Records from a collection
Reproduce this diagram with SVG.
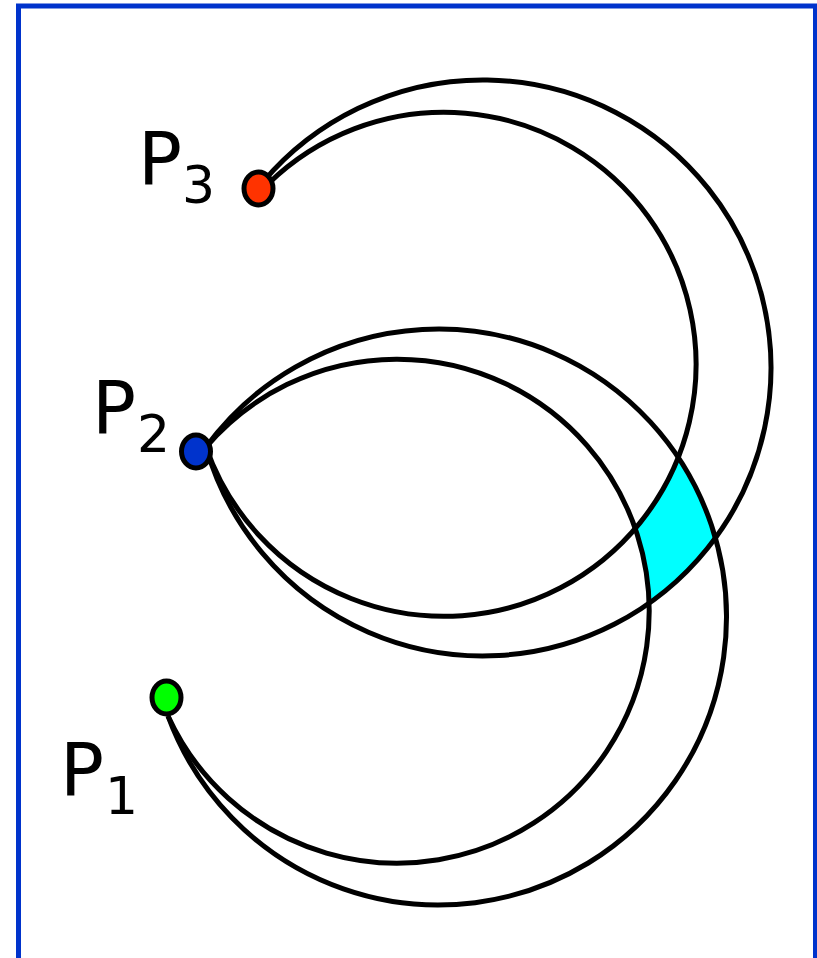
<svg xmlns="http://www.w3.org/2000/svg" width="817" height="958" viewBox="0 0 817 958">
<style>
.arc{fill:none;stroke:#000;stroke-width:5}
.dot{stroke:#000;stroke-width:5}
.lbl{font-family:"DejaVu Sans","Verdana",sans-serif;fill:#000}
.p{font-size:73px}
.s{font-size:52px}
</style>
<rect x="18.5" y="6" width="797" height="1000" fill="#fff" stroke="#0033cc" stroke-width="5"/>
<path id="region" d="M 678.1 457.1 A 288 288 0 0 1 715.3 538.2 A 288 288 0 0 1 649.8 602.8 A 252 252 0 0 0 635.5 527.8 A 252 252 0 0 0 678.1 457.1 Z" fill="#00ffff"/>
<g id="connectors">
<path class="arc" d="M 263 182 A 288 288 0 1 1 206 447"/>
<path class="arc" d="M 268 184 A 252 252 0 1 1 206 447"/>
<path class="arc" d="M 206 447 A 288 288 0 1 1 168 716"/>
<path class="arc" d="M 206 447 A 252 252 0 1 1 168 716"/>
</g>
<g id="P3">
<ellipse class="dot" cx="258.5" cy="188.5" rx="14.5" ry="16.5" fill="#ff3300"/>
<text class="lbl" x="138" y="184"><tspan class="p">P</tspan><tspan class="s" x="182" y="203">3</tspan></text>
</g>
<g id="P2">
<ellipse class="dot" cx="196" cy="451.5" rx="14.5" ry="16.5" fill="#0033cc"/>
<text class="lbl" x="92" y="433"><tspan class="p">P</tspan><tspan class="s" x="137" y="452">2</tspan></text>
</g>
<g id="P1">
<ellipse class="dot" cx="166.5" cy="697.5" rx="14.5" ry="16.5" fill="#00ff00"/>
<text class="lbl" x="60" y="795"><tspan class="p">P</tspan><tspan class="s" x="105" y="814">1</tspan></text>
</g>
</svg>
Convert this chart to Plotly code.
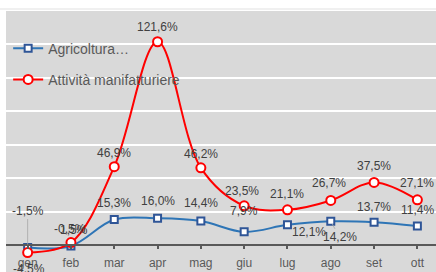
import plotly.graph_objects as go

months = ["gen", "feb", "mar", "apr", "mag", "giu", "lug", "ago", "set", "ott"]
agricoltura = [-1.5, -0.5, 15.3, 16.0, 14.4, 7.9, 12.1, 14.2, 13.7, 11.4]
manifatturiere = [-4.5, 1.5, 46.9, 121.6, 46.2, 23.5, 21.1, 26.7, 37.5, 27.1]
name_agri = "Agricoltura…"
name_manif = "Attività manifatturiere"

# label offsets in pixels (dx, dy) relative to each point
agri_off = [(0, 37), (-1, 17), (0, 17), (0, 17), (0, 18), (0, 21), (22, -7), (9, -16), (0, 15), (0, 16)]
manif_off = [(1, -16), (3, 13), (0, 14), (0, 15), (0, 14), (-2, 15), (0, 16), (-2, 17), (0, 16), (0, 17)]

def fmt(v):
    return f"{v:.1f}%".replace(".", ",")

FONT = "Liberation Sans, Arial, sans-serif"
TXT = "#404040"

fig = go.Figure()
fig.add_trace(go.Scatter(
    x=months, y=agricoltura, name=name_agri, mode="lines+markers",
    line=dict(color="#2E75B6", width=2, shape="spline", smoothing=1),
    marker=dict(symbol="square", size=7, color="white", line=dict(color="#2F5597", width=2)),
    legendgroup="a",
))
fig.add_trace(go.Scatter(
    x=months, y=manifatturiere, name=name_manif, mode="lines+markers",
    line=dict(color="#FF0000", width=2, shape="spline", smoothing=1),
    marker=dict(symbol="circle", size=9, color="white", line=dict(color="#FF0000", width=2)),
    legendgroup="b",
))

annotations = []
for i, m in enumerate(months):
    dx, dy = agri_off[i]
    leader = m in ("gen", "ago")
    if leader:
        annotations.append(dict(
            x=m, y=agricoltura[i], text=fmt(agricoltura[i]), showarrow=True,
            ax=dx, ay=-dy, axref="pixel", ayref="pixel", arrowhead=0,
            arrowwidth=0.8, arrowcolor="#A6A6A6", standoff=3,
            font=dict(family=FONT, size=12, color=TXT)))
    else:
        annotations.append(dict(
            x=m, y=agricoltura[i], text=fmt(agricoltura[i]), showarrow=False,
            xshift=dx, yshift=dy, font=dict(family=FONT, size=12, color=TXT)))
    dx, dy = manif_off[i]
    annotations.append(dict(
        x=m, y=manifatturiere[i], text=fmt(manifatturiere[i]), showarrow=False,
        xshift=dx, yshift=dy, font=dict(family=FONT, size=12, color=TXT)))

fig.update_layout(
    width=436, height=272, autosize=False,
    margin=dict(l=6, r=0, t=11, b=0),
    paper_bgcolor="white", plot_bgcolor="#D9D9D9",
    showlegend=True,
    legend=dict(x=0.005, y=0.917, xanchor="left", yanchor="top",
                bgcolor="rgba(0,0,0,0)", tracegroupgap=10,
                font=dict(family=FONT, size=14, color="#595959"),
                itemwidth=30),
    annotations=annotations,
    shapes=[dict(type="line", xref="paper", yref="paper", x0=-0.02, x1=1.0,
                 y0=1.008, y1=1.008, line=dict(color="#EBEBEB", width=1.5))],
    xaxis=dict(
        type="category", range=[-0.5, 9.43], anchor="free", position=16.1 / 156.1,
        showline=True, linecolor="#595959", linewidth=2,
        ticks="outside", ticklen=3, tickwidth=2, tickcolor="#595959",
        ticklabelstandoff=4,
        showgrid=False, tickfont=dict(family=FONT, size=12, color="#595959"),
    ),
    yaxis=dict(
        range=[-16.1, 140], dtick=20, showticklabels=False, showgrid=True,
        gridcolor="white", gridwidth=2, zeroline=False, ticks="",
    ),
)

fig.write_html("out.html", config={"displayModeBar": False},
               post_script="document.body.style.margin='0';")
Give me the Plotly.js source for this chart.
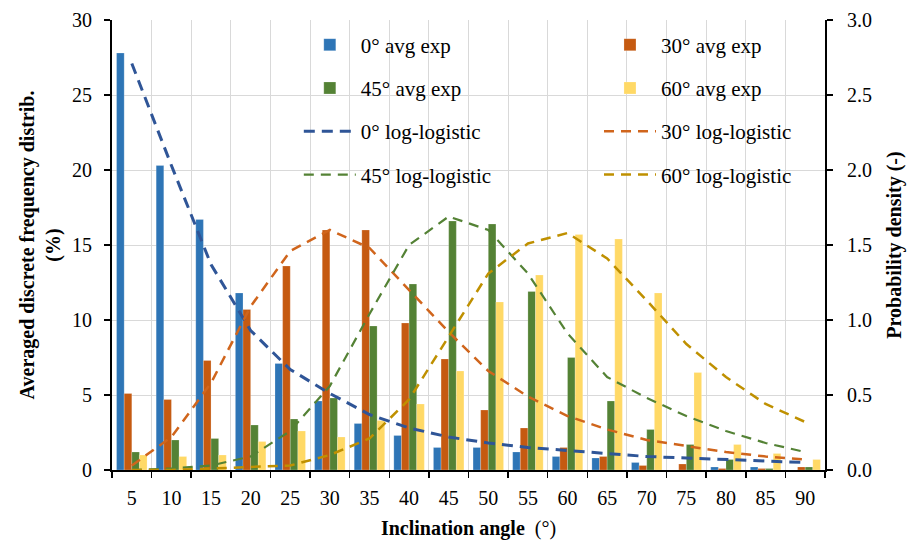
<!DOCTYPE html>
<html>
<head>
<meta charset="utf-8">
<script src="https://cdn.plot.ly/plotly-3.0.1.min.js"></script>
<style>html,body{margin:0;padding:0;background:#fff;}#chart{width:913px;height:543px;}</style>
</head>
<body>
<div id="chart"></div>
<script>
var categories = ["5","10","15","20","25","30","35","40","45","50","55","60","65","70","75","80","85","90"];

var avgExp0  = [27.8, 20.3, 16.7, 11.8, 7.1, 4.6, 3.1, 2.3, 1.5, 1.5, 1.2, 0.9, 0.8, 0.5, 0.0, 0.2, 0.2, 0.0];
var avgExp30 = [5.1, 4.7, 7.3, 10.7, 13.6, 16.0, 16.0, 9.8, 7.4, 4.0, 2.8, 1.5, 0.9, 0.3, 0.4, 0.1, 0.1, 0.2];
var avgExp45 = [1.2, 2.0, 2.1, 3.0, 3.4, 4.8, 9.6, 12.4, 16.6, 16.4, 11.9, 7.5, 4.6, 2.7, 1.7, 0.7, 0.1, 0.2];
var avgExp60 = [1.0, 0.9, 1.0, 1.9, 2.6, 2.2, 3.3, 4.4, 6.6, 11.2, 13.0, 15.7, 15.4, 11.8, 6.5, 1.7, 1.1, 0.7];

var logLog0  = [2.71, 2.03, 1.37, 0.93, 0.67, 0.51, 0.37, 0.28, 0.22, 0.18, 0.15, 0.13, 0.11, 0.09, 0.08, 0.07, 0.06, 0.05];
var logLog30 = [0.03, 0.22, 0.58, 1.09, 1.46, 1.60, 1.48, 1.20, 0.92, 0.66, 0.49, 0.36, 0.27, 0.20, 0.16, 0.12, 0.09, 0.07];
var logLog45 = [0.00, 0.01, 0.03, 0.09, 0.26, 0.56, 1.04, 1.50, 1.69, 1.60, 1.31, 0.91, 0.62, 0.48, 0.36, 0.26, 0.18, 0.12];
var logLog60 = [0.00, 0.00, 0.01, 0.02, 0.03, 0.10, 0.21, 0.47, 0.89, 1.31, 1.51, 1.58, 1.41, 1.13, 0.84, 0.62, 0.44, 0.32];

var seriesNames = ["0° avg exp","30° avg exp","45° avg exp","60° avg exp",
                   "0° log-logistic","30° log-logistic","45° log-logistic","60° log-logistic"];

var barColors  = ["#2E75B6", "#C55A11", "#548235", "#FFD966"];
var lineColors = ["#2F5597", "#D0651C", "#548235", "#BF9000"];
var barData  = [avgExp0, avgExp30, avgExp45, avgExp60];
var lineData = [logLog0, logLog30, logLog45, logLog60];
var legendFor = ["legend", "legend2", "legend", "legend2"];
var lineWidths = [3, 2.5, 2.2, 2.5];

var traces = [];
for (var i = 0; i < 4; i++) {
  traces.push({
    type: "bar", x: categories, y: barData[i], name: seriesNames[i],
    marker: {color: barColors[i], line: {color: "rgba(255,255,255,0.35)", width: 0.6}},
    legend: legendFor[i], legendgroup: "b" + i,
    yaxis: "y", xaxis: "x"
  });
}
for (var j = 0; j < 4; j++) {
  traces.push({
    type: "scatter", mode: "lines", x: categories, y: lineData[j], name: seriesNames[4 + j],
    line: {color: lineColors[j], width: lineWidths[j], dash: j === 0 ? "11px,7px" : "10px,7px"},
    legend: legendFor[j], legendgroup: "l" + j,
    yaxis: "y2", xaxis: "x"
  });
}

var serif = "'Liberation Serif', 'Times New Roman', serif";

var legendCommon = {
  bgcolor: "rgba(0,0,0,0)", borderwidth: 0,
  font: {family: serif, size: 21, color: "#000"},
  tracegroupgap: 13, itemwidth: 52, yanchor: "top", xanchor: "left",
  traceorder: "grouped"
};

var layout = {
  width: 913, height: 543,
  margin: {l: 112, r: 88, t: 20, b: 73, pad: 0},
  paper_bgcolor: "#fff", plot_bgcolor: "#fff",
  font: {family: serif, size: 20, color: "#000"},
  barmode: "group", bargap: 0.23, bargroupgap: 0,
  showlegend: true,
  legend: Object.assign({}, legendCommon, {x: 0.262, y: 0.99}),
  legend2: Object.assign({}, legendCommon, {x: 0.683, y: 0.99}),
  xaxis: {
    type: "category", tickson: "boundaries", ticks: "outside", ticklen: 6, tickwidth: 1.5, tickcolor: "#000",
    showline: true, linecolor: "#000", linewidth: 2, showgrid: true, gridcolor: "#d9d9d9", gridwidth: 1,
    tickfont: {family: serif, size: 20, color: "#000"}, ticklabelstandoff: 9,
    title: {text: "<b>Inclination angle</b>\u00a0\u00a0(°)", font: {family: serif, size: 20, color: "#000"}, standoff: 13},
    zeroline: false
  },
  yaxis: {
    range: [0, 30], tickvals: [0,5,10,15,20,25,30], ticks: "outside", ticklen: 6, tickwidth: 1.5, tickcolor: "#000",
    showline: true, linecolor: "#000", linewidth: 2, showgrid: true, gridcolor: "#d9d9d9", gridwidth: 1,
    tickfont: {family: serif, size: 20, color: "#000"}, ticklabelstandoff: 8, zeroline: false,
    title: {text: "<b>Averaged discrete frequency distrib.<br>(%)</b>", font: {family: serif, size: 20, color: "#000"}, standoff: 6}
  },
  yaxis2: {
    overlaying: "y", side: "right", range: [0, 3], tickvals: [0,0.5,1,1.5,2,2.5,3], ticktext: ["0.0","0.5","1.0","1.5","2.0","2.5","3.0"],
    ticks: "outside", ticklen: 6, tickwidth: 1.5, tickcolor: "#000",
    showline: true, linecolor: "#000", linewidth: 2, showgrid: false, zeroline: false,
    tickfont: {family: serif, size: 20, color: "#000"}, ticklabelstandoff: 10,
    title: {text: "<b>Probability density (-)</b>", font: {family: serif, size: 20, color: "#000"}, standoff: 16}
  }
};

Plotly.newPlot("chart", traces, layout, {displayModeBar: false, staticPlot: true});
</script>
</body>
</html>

## Stated exercise:
Going through the entries above line by line, work out how many lines include the word "chart". Only the number is required.

## Reply to the exercise:
5